> there's no fundamental reason why the same source code shouldn't be able to co...

mort96 · 2025-07-05T13:35:43 1751722543

I'm saying that the shape of the SIMD is pretty much the same across platforms. Vector width differs between architectures, and whether the vector width is determined at compile time or at runtime differs between architectures, but you'll have to convince me that the vector width is such an essential component of the abstract description of the computation that you fundamentally can't abstract it away. (In fact, the success of RVV and ARM SVE should tell us that we can describe SIMD computation in a vector width-independent way.)

All vector instruction sets offer things like "multiply/add/subtract/divide the elements in two vector registers", so that is clearly not the part that's impossible to describe portably.
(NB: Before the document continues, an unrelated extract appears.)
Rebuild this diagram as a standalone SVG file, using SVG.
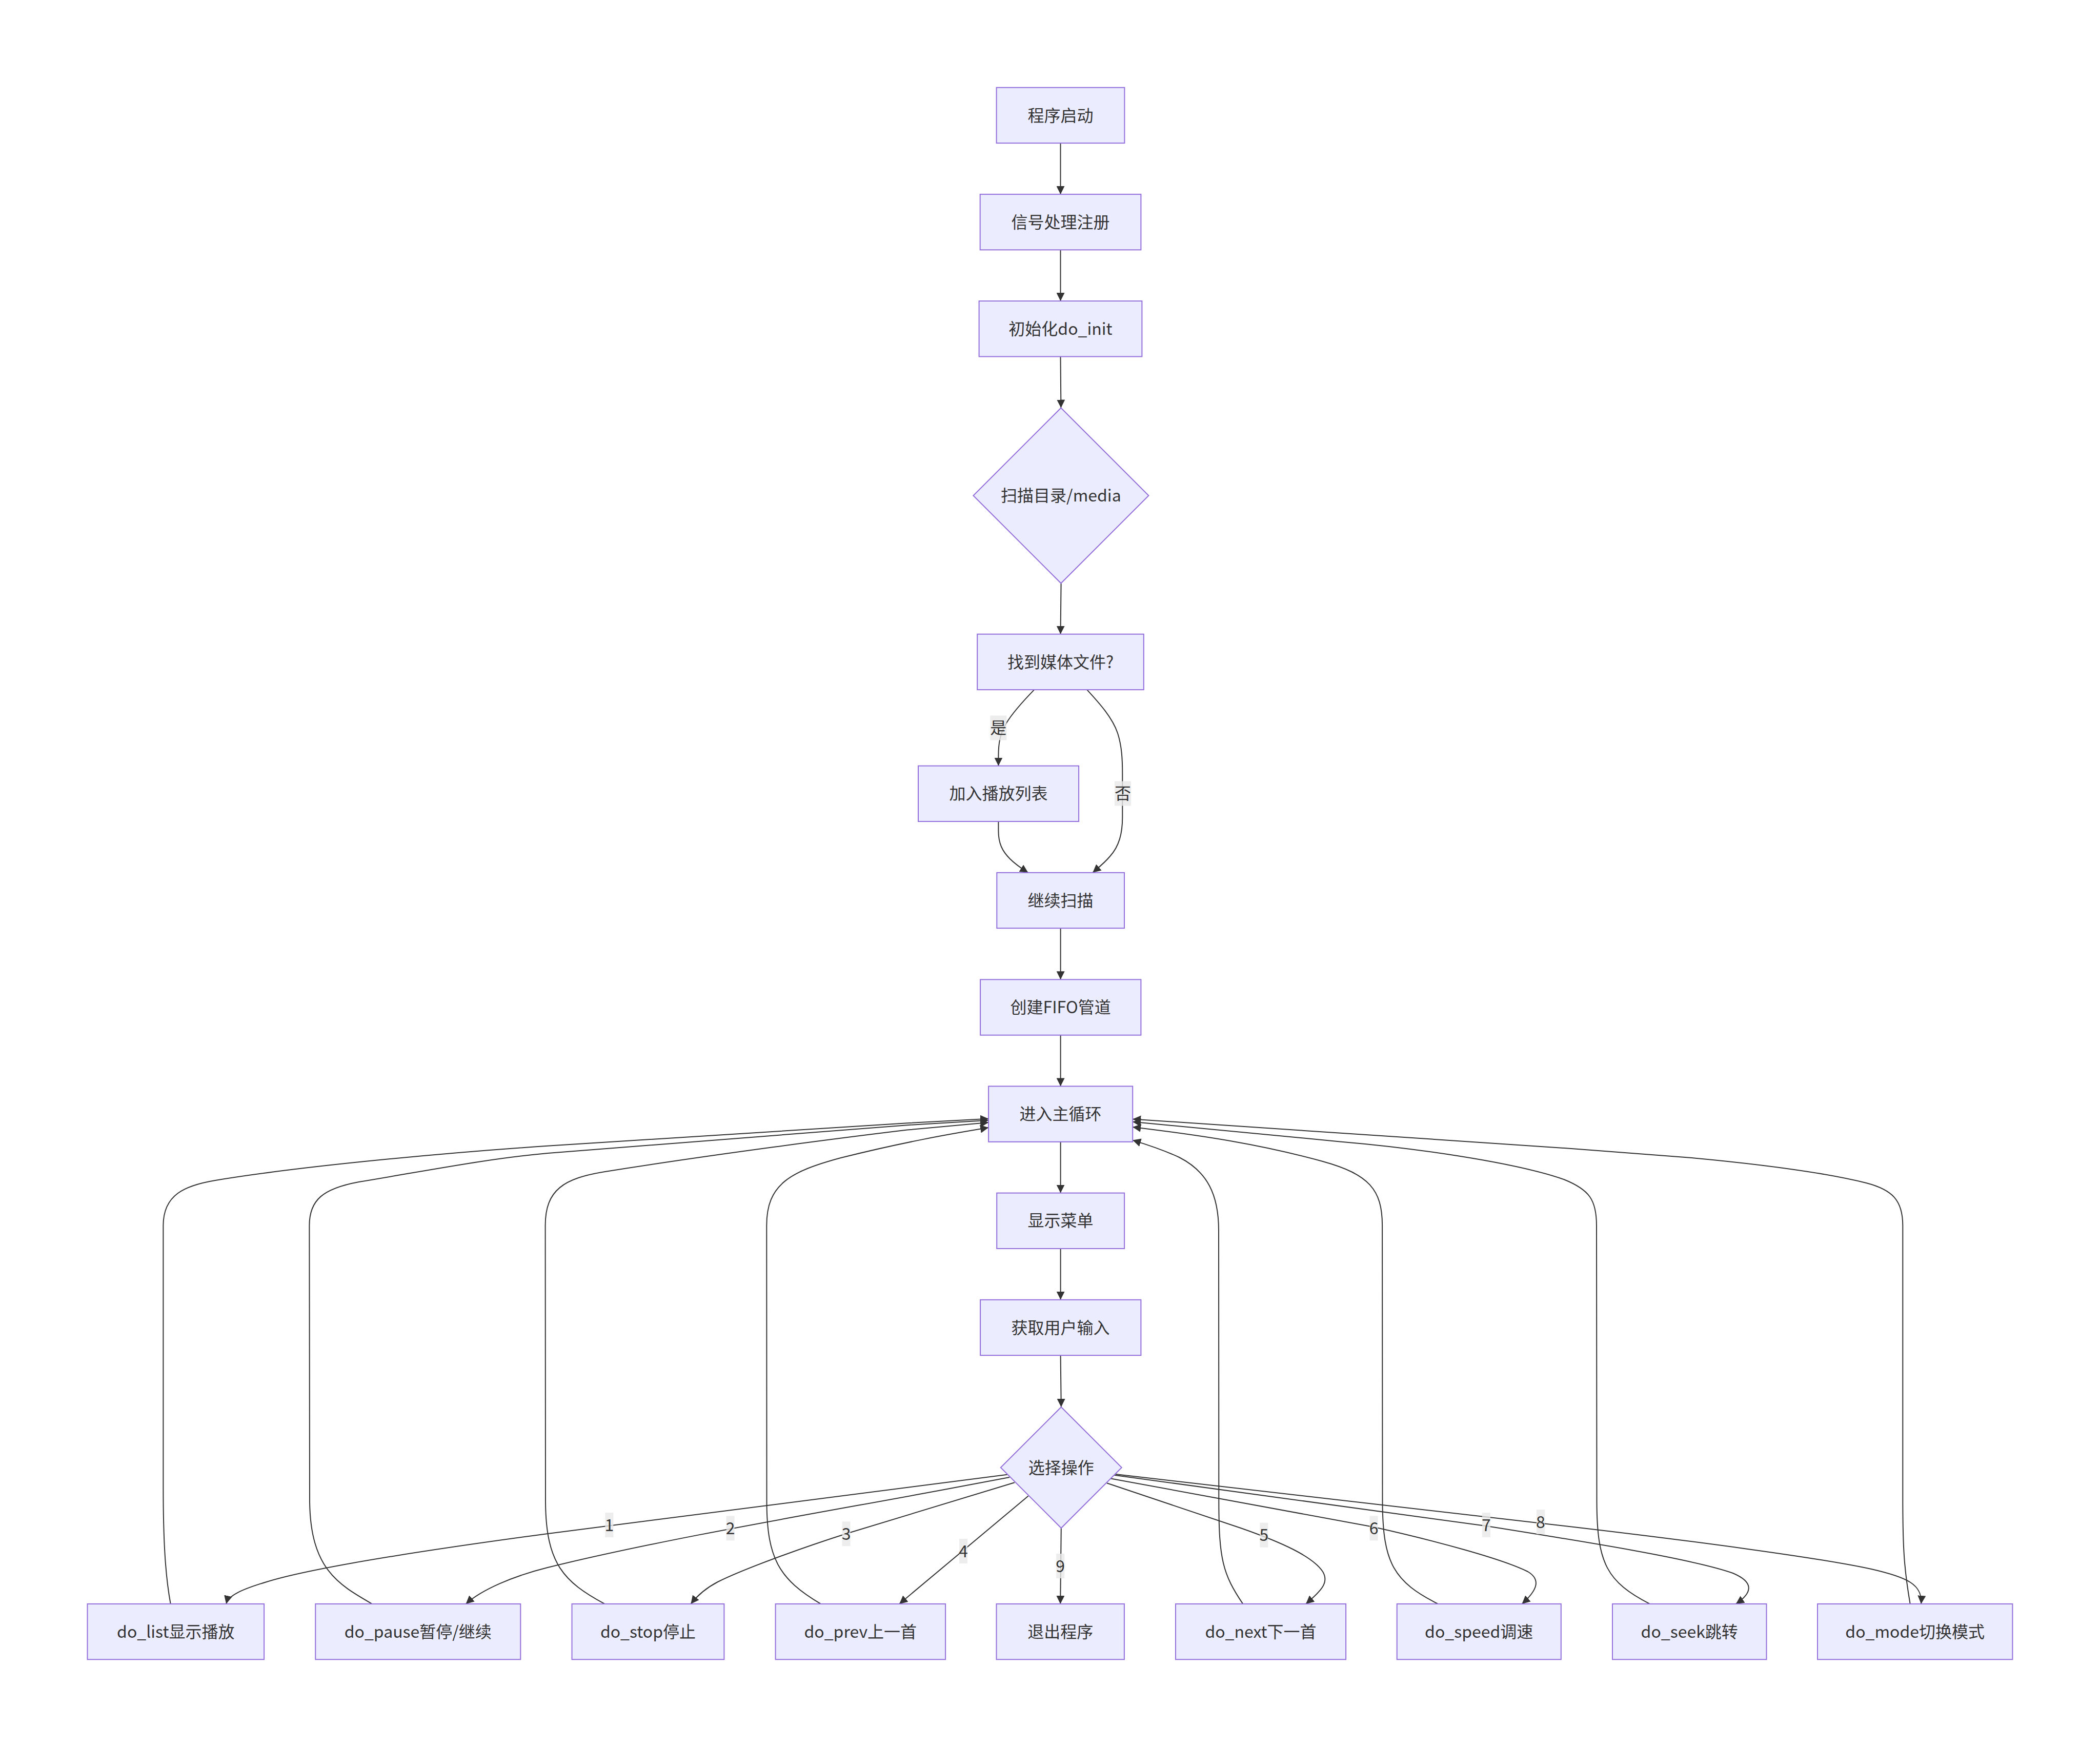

anonymoushn · 2025-07-07T13:59:37 1751896777

It's really not. As an example, for string processing tasks (including codecs which various server software spends a significant percentage of its runtime on), NEON includes a deinterleaving load into 4 registers and byte-wise shuffles that accept 2, 3, or 4 registers worth of lookup table. These primitives are quite different from those available on AVX2 or AVX-512, and the fact that they are available and cheap to use means you end up with somewhat different algorithms for the two types of targets. Even the practice of using the toys available in AVX2 well for this sort of task is somewhat obscure. Folks who have worked on codec-type stuff but primarily used AVX-512 often have trouble figuring out how to do most of the same things in similar instruction counts if masked versions of the instructions are not available.

janwas · 2025-07-07T14:23:55 1751898235

I made the same argument a while ago but a coworker changed my mind.

Can you afford to write and maintain a codepath per ISA (knowing that more keep coming, including RVV, LASX and HVX), to squeeze out the last X%? Is there no higher-impact use of developer time? If so, great.

If not, what's the alternative - scalar code? I'd think decent portable SIMD code is still better than nothing, and nothing (scalar) is all we have for new ISAs which have not yet been hand-optimized. So it seems we should anyway have a generic SIMD path, in addition to any hand-optimized specializations.

BTW, Highway indeed provides decent emulations of LD2..4, and at least 2-table lookups. Note that some Arm uarchs are anyway slow with 3 and 4.

anonymoushn · 2025-07-07T16:07:54 1751904474

For now, at work, it's just some parts with AVX-512, some parts with AVX-512 that we can't really use, so we should use AVX2, and some parts with NEON and SVE. So the implementations for SSE basically are a courtesy to outside users of the libraries, and there are no RVV implementations.

If we were already depending on highway or eve, I would think it's great to ship the generic SIMD version instead of the SSE version, which probably compiles down to the same thing on the relevant targets. This way, if future maintainers need to make changes and don't want to deal with the several implementations I have left behind, the presence of the generic implementation would allow them to delete them rather than making the same changes a bunch of times.

janwas · 2025-07-07T18:09:07 1751911747

Makes sense :) Generic or fallback versions are also useful for correctness testing and benchmarking.

exDM69 · 2025-07-05T14:00:17 1751724017

> if you don't describe your code and dataflow in a way that caters to the shape of the SIMD

But when I do describe code, dataflow and memory layout in a SIMD friendly way it's pretty much the same for x86_64 and ARM.

Then I can just use `a + b` and `f32x4` (or its C equivalent) instead of `_mm_add_ps` and `_mm128` (x86_64) or `vaddq_f32` and `float32x4_t` (ARM).

Portable SIMD means I don't need to write this code twice and memorize arcane runes for basic arithmetic operations.

For more specialized stuff you have intrinsics.

owlbite · 2025-07-05T14:26:08 1751725568

So we write a lot of code in this agnostic fashion using typedef's and clang's vector attribute support, along with __builtin_shufflevector for all the permutations (something along similar lines to Apple's simd.h). It works pretty well in terms of not needing to memorize/lookup all the mnemonic intrinsics for a given platform, and letting regular arithmetic operations exist.

However, we still end up writing different code for different target SOCs, as the microarchitecture is different, and we want to maximize our throughput and take advantage of any ISA support for dedicated instructions / type support.

One big challenge is targeting in-order cores the compiler often does a terrible job of register allocation (we need to use pretty much all the architectural registers to allow for vector instruction latencies), so we find the model breaks down somewhat there as we have to drop to inline assembly.

exDM69 · 2025-07-05T14:50:57 1751727057

Your experience matches mine, you can get a lot done with the portable SIMD in Clang/GCC/Rust but you can't avoid the platform specific stuff when you need specialized instructions.

Depends on the domain you work in how much you need to resort to platform specific intrinsics. For me dabbling in computer graphics and game physics, almost all of the code is portable except for some rare specialized instructions here and there.

For someone working in specialized domains (like video codecs) or hardware (HPC super computers) the balance might be the other way around.